Durabilité, stabilité et rétention

En pleine croissance, de nombreux dirigeant.e.s d’entreprise et de PME peinent à conserver leurs ressources humaines. Le taux de roulement élevé entraine des dépenses faramineuses en formation du personnel.

Plusieurs perdent le cap alors qu’une stratégie claire devrait se baser sur des priorités ciblées. L’adoption des mesures mentionnées ci-haut assure la rétention des employé.e.s clés, croit M. Blanchette.

Une approche humaine, bienveillante et authentique permet aussi d’entrevoir de meilleurs résultats. « Un.e employé.e. engagé.e et compétent.e. va assurément offrir une meilleure prestation de travail qu’un.e autre démobilisé.e. qui fait du présentéisme », fait-il valoir.

Le défi des postes clés

La relève aux postes clés est un véritable défi dans les PME du Québec, note-t-il.

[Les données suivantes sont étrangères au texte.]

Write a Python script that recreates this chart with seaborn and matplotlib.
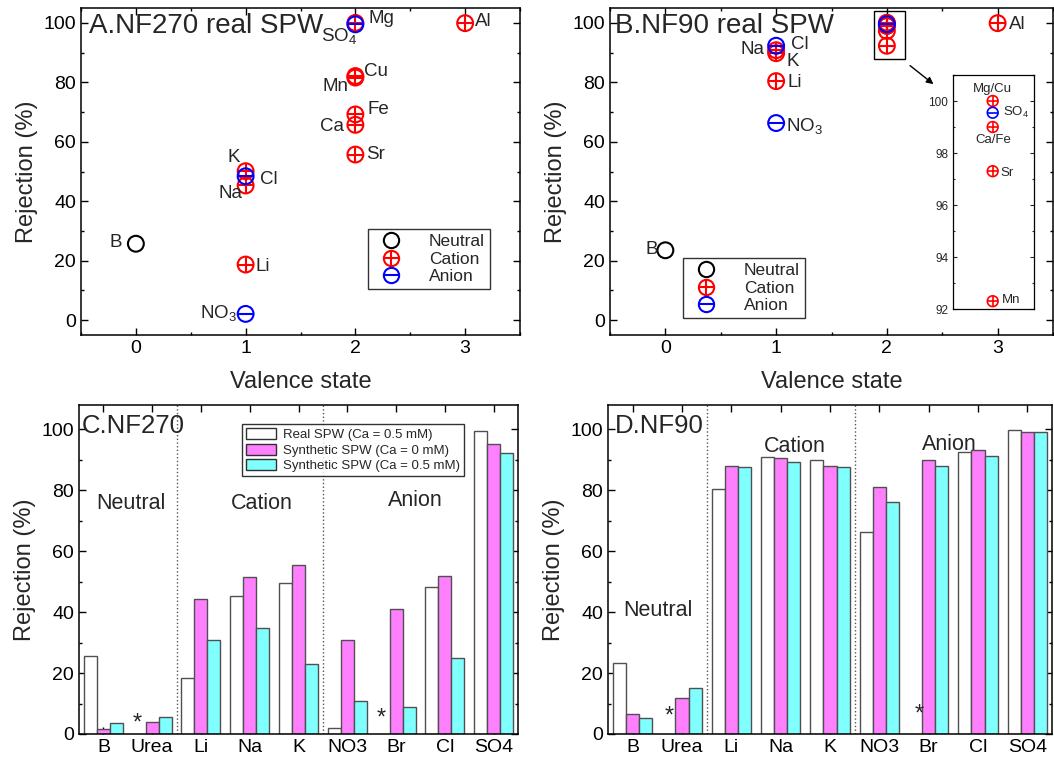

D’ores et déjà, il faut être en mode recrutement et rétention des membres du personnel qui vont grandir dans l’entreprise.

« Si on a les bons talents, résume-t-il, on les garde en les faisant évoluer par le truchement du développement professionnel et en s’assurant de leur capacité d’apprentissage au sein de l’organisation. »

Cela signifie que l’organisation ne se sera pas obligée de remplacer systématiquement ses talents internes par des compétences acquises à l’extérieur de l’organisation.

Conjuguer les aspirations des salariés avec celles de l’entreprise

Certaines PME encaissent des succès alors que d’autres essuient des échecs en se disant qu'elles seront toujours capables de trouver de la main-d'œuvre, que personne n’est irremplaçable.

« Si un employeur met réellement son énergie à aligner les intérêts de ses employé.e.s avec les siens et fait des efforts pour le garder, pourquoi vont-ils.elles partir si l’organisation leur offre ce qu’ils.elles cherchent ? En plus, si son évolution est alignée sur ses aspirations, la personne va rester et la mémoire corporative va suivre. »

C’est pourquoi, conclut le CRHA d’expérience, il faut miser sur les besoins actuels et futurs de nos talents de façon à pérenniser leur avenir, mais aussi celui de notre organisation.